Hospitals are set up to fight infections, but not necessarily the kind that has been plaguing healthcare institutions lately – malware. A new report estimates that cyber threats against healthcare targets increased 60% since January, surpassing the total number of threats identified in all of 2018.
The most common threat targeting the healthcare industry is Trojan malware, which increased 82% in the third quarter from Q2, according to the report by Malwarebytes, Cybercrime Tactics and Techniques: The 2019 State of Healthcare. Most of the Trojan attacks involved Emotet and TrickBot, which are the two most dangerous Trojans around since 2018.
For now, healthcare is the seventh most targeted industry, according to Malwarebytes, but that may change as a result of the increasing intensity of threats targeting healthcare institutions. “Overall malware detections in this industry are on the rise. Threat detections have increased for this vertical from about 14,000 healthcare-facing endpoint detections in Q2 2019 to more than 20,000 in Q3, a growth rate of 45%,” the report says.
The preferred attack method over the past year has involved exploiting vulnerabilities in third-party software. Cybercriminals take advantage of negligence and weak security postures by looking for unpatched vulnerabilities to give them entry into networks. They’re also employing social engineering tactics such as phishing and spear phishing to deliver malicious emails.
“The healthcare industry is a target for cybercriminals for several reasons, including their large databases of patients’ personally identifiable information, lack of sophisticated security models, and high number of endpoints and other devices connected to the network,” the report says. “The sensitive nature of patient data that threat actors can easily swoop up lends itself to a high return on investment.”
Building a Stronger Posture
The uptick in threats against healthcare signals a dire need for reinforcing security policies and tools at hospitals, clinics, doctors’ offices and other healthcare organizations.
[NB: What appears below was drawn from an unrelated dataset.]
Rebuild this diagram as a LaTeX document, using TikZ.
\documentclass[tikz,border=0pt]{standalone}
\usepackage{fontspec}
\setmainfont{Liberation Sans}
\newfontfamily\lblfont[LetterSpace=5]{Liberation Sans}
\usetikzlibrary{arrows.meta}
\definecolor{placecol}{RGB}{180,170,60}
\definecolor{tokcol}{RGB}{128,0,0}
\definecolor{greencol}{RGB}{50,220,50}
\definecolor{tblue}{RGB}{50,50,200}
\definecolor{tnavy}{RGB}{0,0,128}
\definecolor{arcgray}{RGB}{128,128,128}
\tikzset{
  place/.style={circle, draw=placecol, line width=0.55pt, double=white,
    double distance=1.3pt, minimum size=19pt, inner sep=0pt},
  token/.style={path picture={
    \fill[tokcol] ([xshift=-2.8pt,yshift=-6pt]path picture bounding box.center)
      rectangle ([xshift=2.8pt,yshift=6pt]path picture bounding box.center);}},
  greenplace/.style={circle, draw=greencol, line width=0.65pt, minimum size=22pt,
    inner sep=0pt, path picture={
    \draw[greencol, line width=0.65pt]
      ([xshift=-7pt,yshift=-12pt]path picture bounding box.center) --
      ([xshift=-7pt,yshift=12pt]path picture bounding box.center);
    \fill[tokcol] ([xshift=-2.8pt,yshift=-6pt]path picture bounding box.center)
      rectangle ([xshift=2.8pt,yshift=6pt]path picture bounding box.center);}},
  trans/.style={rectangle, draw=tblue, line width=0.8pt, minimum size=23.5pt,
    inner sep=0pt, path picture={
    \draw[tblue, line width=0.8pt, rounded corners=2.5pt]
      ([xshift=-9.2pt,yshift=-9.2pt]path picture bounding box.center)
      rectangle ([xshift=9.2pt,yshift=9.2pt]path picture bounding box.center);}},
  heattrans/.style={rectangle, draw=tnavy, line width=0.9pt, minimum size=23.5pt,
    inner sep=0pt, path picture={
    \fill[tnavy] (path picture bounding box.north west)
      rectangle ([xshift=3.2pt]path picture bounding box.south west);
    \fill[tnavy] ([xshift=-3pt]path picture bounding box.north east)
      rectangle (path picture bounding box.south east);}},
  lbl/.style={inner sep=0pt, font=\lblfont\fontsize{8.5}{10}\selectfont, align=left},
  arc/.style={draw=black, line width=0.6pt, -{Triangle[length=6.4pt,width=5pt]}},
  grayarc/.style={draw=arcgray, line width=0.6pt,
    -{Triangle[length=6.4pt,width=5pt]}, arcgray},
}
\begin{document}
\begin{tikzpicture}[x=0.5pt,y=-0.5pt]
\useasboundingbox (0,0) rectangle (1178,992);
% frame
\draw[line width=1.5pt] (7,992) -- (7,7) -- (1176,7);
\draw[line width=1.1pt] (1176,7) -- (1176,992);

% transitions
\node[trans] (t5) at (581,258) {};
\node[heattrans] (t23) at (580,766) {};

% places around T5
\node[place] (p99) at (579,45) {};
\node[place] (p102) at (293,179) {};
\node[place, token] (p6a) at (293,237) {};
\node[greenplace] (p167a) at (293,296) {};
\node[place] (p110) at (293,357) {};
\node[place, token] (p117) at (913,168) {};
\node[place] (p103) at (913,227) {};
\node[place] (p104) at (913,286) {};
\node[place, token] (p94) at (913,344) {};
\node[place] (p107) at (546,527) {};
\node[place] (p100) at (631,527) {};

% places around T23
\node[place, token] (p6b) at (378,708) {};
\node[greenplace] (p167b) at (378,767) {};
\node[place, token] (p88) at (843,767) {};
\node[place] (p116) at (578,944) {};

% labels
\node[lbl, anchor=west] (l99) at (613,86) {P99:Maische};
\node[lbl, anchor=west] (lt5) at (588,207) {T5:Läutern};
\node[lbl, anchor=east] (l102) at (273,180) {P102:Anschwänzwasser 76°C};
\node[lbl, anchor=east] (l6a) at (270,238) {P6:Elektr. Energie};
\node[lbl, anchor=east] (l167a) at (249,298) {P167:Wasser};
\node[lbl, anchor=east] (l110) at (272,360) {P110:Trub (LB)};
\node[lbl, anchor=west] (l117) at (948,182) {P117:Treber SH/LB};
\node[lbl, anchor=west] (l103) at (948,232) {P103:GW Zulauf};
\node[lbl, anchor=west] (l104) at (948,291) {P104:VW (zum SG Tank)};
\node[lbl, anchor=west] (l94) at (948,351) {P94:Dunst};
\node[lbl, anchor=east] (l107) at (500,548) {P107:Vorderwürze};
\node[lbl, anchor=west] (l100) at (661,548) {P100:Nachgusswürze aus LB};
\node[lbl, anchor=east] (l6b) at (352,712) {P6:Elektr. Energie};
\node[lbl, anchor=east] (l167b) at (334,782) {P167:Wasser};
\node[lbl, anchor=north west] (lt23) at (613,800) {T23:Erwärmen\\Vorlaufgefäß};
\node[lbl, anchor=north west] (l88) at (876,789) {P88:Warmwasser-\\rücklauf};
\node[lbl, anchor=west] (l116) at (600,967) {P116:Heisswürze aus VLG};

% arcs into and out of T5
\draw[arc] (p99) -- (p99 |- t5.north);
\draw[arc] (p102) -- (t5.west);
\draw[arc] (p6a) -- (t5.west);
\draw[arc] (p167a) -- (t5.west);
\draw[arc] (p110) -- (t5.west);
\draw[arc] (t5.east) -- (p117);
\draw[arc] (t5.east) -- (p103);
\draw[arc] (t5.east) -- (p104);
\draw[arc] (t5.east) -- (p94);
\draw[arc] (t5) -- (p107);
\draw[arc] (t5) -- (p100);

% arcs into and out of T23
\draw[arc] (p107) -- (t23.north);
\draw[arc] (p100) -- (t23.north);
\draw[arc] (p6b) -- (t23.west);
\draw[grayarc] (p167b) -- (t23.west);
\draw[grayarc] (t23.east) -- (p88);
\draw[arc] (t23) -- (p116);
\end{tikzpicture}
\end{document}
Increasing reliance on Internet of Things (IoT) devices to deliver care is exacerbating the need, according to Malewarebytes. While the use of IoT devices delivers benefits, “none of these devices have been properly developed with security by design.”
This suggests a rethinking in device design is needed, but in the meantime healthcare organizations have to take steps to protect themselves. Because they are so focused on patient care, research and adding new medical technology, healthcare institutions have not invested in cybersecurity as much as they should have, according to Adam Kujawa, the director of Malwarebytes Labs.
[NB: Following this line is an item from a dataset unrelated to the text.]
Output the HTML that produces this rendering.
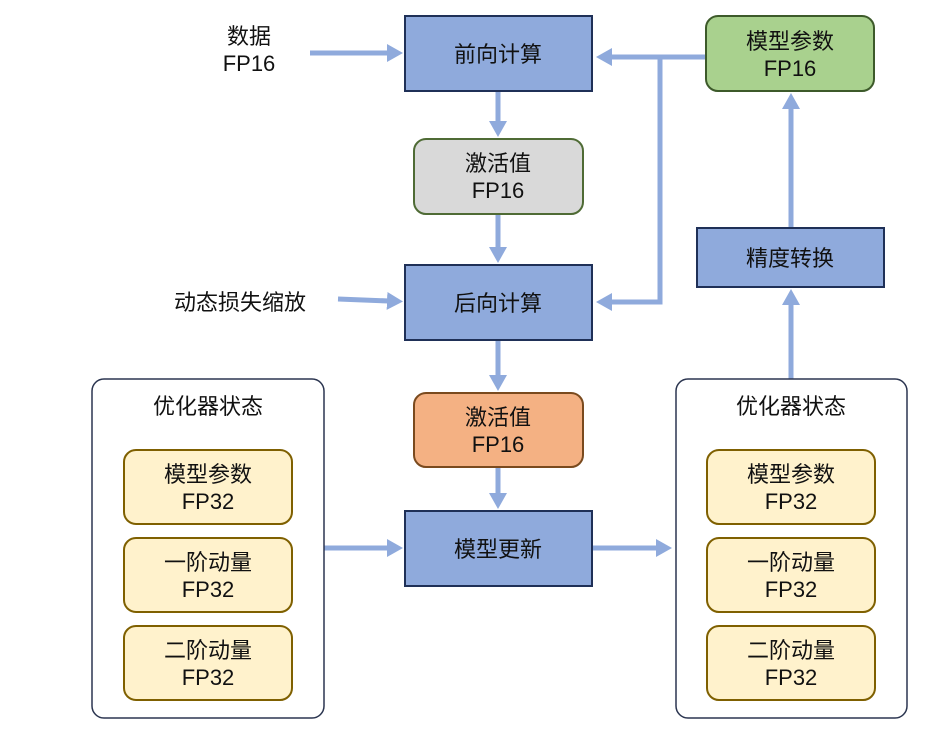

One decisive step healthcare institutions can take to strengthen security is to ensure their cybersecurity teams have the knowledge and skills to keep up with, and defend against, cyber threats as they grow and evolve.
(ISC)2 offers a certification specifically tailored to the needs of cybersecurity professionals in healthcare. The HCISPP certification has been a mark of healthcare security and privacy proficiency since 2013. (ISC)2 recently refreshed the certification program to ensure it stays relevant to current cybersecurity needs and regulations in securing healthcare environments and data.
As cybercriminals intensify their attacks on healthcare, organizations will need to build up their defenses. Skills-building and training for cybersecurity teams will be a critical part of their security strategies.